Connecting to Our Common Ground

Brushwood Center
Connecting to Our Common Ground
about the
group exhibit

21850 N. Riverwoods Rd. // Riverwoods, IL 60015
September 10 - October 29, 2023

Featured Artists
: Paul Branton, Peter Gray, Ken Hester, Renee Robbins, Sheri Rush, Preston Lewis Thomas, Julian E. Williams, Jr.

Brushwood Center, in partnership with Hyde Park Art Center and collector, artist, and environmental scientist Patric McCoy, presents an exhibition of artwork celebrating the different ways in which we connect with and are shaped by nature.

Gallery Hours:
M, TU, W, TR, Sa: 10am - 3pm
Su: 1pm - 3pm and by appointment 


About my two artworks in the exhibit:

“One Step Beyond”, part of the “Galactic Lagoons” series, shows a variety of flora and fauna performing a dance while landing on the moon.  This otherworldly environment, while rooted in patterns and shapes from the natural world is fantastical and imagined.

Paintings in the “Galactic Lagoons” series bring together celestial and aquatic spaces in order to explore natural wonder, both real and imagined. Planets are layered with microscopic forms to highlight seemingly disparate details in one composition. Bright botanical colors merge with shapes and patterns derived from biological specimens and coral reefs to amplify our curiosity.

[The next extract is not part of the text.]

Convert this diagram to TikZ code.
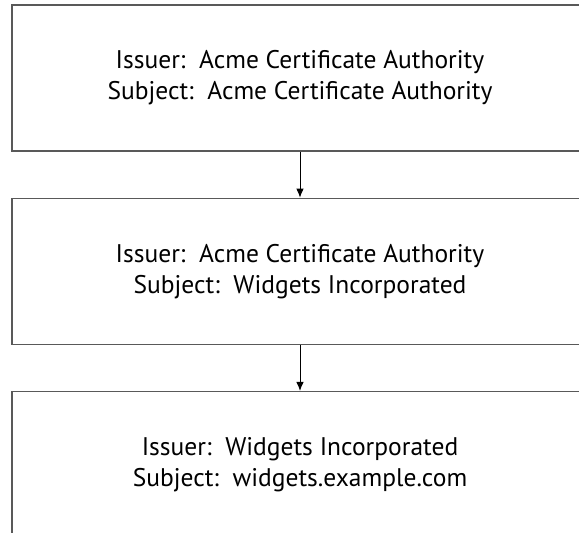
\documentclass[tikz,border=0pt]{standalone}
\usepackage{fontspec}
\setmainfont{PT Sans}
\usepackage{tikz}
\usetikzlibrary{arrows.meta, positioning}
\tikzset{
  cert_box/.style={rectangle, draw=black!65, line width=1.3pt, fill=white, minimum width=576pt, minimum height=146pt, align=center, inner sep=0pt, font=\fontsize{25.5}{31}\selectfont},
  arrow/.style={-{Latex[length=9pt, width=7.5pt]}, line width=0.9pt, black}
}
\begin{document}
\begin{tikzpicture}[node distance=46pt]
    \useasboundingbox (0,0) rectangle (579pt,-533pt);

    % Certificate chain
    \node (root) [cert_box] at (300pt,-78pt) {Issuer:\ \ Acme Certificate Authority\\Subject:\ \ Acme Certificate Authority};
    \node (inter) [cert_box, below=of root] {Issuer:\ \ Acme Certificate Authority\\Subject:\ \ Widgets Incorporated};
    \node (leaf) [cert_box, below=of inter] {Issuer:\ \ Widgets Incorporated\\Subject:\ \ widgets.example.com};

    % Connections
    \draw [arrow] (root) -- (inter);
    \draw [arrow] (inter) -- (leaf);
\end{tikzpicture}
\end{document}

“Anchor” is part of a narrative series called “Biota” which illustrates the beginning and end of an invented biome using a palette composed of transparent rainbow glazes, a light blue background, and shapes of burnt sienna. The artworks title “Anchor” reflects the main form holding on to something fixed, so it doesn’t get swept away by the elements.  The series features invented flora and fauna and explores how they exist and evolve over time.

 
Paintings in the “Biota” series investigate the flora and fauna of a distinct region in order to imagine multiple views of one habitat—diving into its mysteries, exploring every corner, and considering how a place changes over time. While the work references many actual things on a human scale, these paintings also incorporate invisible elements from the molecular and cosmic levels.

 

Seemingly Science Fiction by Robin Dluzen

In Renee Robbins’ studio, nature magazines and biology books are everywhere. Images have been printed or torn out and taped to the walls. A significant part of her process is looking at these images...and looking and looking and looking…. However, by the time she’s painting her wild nature-scapes, she’s not working from any of these images. In fact, her process begins with abstract gestures within which the artist finds formal hints that she then works into various flora and fauna, both real and fictive. Artists tend to fall into certain categories in terms of making and using processes: intuitive or carefully planned, realistic or invented. Robbins’ practice is regularly and actively all of these, and it’s this complex tension between the familiar and the painterly that makes her compositions so visually and conceptually captivating.